• REQUEST: Gather the lines from the material that contain "this".

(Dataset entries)
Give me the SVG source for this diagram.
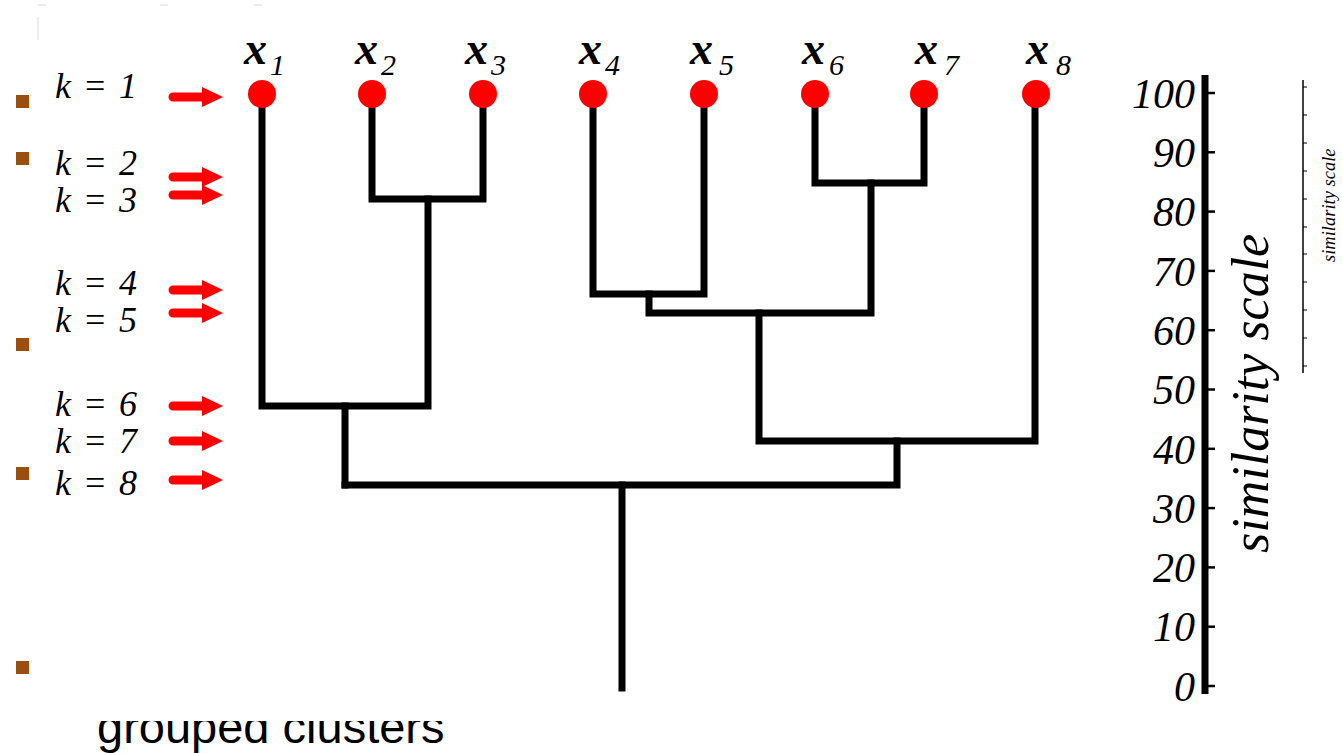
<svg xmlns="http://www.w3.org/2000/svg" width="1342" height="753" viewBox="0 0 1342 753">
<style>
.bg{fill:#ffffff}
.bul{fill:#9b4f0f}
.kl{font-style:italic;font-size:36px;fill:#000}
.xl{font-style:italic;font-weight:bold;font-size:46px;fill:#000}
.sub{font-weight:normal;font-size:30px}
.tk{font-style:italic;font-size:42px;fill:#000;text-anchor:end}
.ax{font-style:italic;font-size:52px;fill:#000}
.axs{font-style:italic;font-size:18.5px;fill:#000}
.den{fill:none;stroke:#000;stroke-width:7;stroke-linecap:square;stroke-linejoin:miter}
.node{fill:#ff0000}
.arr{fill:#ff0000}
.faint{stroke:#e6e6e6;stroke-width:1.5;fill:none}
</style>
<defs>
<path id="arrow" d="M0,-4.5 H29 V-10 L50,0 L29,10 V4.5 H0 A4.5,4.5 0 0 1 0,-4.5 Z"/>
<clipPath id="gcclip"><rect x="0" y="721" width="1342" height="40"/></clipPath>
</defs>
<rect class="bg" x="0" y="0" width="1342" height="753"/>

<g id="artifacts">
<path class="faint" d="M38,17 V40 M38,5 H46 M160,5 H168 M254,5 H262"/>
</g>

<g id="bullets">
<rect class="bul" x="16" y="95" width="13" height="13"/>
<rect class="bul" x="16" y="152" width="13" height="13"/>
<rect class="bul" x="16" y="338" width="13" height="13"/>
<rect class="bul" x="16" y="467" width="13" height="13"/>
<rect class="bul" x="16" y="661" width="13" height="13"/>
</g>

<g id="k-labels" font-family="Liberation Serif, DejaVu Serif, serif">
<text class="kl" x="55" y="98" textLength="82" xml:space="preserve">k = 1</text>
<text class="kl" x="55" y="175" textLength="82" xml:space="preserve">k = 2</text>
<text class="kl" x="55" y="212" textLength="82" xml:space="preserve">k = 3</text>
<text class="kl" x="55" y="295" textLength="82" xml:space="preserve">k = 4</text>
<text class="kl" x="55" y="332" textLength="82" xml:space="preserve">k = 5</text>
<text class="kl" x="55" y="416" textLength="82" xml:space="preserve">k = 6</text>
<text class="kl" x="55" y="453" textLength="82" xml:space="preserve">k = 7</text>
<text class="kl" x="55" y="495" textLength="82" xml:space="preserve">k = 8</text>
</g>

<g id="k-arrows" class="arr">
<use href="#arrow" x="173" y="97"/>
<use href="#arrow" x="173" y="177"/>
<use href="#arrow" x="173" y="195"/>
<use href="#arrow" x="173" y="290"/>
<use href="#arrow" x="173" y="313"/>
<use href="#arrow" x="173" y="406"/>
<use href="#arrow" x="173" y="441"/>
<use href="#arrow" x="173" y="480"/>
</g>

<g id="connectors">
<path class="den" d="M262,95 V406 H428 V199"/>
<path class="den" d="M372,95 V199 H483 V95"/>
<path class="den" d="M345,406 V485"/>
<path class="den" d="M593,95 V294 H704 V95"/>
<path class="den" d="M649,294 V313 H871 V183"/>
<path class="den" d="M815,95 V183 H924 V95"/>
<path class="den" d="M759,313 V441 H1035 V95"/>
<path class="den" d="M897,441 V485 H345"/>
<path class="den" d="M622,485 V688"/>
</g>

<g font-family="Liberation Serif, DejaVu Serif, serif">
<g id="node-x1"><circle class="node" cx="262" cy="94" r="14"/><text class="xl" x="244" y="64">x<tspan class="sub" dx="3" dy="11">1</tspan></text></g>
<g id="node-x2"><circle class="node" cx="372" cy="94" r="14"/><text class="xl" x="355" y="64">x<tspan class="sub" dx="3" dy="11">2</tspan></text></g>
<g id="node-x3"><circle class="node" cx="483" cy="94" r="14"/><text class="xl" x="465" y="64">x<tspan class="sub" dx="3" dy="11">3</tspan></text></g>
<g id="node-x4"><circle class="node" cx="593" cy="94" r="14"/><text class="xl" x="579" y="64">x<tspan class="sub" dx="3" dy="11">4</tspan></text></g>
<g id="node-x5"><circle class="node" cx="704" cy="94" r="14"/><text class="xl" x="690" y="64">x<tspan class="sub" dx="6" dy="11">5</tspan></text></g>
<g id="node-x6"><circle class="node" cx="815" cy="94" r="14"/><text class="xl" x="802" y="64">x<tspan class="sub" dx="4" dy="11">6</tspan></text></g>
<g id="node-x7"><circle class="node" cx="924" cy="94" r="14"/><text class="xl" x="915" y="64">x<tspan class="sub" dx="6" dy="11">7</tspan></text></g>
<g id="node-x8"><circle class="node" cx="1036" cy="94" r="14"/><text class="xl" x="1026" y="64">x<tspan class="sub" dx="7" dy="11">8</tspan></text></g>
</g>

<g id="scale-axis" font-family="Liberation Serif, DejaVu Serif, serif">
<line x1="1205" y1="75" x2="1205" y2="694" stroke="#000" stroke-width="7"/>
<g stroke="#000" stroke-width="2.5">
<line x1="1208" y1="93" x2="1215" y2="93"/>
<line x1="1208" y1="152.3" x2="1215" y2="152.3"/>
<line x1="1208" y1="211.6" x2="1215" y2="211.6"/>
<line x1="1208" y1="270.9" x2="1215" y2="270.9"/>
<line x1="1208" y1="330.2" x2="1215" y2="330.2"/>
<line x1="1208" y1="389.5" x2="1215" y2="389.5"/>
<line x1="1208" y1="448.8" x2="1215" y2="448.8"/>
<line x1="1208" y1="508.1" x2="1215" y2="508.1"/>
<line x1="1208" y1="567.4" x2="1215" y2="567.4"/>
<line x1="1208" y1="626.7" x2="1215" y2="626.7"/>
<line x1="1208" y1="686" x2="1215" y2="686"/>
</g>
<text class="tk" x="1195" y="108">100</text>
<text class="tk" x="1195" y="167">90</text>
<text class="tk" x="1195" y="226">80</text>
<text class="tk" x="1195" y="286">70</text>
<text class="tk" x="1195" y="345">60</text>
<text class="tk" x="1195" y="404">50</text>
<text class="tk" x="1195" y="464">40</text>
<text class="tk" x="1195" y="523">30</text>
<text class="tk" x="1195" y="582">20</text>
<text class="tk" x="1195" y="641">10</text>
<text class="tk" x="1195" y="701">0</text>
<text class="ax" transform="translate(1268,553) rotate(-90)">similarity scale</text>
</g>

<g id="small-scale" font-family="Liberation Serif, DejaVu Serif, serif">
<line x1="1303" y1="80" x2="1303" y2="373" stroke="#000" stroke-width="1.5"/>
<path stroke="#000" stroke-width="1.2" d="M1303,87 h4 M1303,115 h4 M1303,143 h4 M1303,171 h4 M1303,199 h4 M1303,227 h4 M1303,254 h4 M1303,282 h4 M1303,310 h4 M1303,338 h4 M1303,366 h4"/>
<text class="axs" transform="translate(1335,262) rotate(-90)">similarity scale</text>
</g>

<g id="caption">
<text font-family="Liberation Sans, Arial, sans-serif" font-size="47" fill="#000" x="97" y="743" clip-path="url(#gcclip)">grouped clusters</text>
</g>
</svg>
--
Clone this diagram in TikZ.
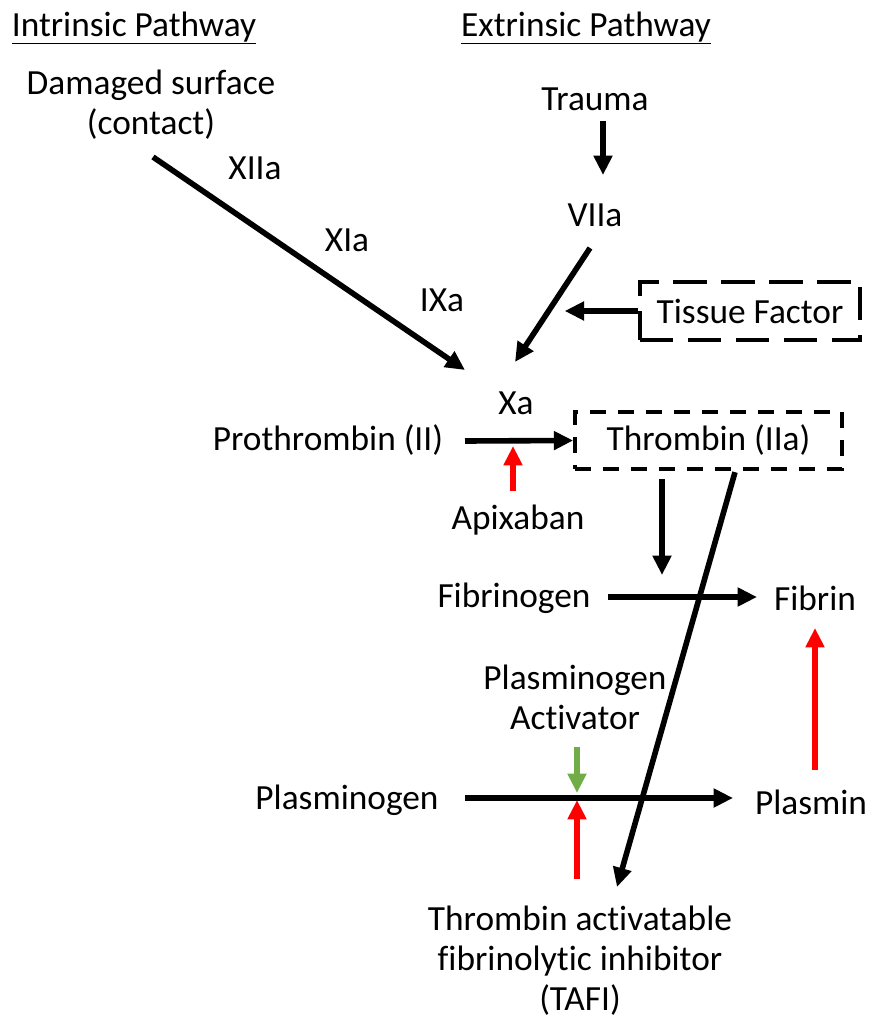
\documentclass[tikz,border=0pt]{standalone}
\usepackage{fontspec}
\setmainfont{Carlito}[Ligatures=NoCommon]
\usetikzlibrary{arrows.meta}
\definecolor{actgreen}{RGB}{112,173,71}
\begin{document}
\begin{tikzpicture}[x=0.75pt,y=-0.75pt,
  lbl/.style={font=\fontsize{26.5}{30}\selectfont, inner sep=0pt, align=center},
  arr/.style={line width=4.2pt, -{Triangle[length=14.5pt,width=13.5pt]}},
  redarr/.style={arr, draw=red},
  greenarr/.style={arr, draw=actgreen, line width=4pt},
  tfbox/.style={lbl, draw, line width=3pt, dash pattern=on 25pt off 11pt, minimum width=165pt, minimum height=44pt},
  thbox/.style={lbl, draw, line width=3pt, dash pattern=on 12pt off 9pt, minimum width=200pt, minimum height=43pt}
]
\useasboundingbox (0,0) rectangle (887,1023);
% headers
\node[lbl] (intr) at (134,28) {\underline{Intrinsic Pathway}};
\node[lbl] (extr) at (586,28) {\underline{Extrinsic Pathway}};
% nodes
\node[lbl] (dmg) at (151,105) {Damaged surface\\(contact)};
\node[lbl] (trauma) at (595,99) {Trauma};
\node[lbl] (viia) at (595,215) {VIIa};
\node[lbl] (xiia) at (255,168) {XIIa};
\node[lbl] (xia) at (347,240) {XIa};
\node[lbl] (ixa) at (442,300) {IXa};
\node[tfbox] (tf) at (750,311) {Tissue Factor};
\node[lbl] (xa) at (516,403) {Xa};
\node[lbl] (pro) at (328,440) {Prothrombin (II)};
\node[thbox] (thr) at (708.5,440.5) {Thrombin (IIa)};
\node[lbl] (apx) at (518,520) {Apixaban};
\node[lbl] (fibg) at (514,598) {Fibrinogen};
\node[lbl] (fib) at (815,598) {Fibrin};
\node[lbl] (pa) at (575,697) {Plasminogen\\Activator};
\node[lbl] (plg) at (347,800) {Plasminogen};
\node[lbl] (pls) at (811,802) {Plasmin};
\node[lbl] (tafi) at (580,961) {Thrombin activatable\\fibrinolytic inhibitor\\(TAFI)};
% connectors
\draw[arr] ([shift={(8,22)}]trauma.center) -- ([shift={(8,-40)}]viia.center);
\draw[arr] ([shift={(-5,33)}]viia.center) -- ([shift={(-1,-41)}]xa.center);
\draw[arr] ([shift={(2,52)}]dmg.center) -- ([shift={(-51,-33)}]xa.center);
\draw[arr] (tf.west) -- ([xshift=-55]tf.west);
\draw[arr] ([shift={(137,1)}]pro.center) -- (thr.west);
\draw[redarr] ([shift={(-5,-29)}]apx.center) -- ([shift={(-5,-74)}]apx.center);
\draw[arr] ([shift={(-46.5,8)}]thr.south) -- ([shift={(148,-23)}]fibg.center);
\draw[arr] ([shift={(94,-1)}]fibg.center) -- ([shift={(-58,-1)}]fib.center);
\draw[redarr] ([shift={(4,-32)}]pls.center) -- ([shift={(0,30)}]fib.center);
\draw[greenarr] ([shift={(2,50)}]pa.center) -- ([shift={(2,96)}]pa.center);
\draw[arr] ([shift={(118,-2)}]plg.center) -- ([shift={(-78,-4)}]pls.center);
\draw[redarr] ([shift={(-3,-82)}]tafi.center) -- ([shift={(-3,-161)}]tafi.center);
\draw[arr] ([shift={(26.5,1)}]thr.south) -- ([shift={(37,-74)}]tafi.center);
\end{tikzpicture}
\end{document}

• EXPECTED ANSWER:
Give me the SVG source for this diagram.
Clone this diagram in TikZ.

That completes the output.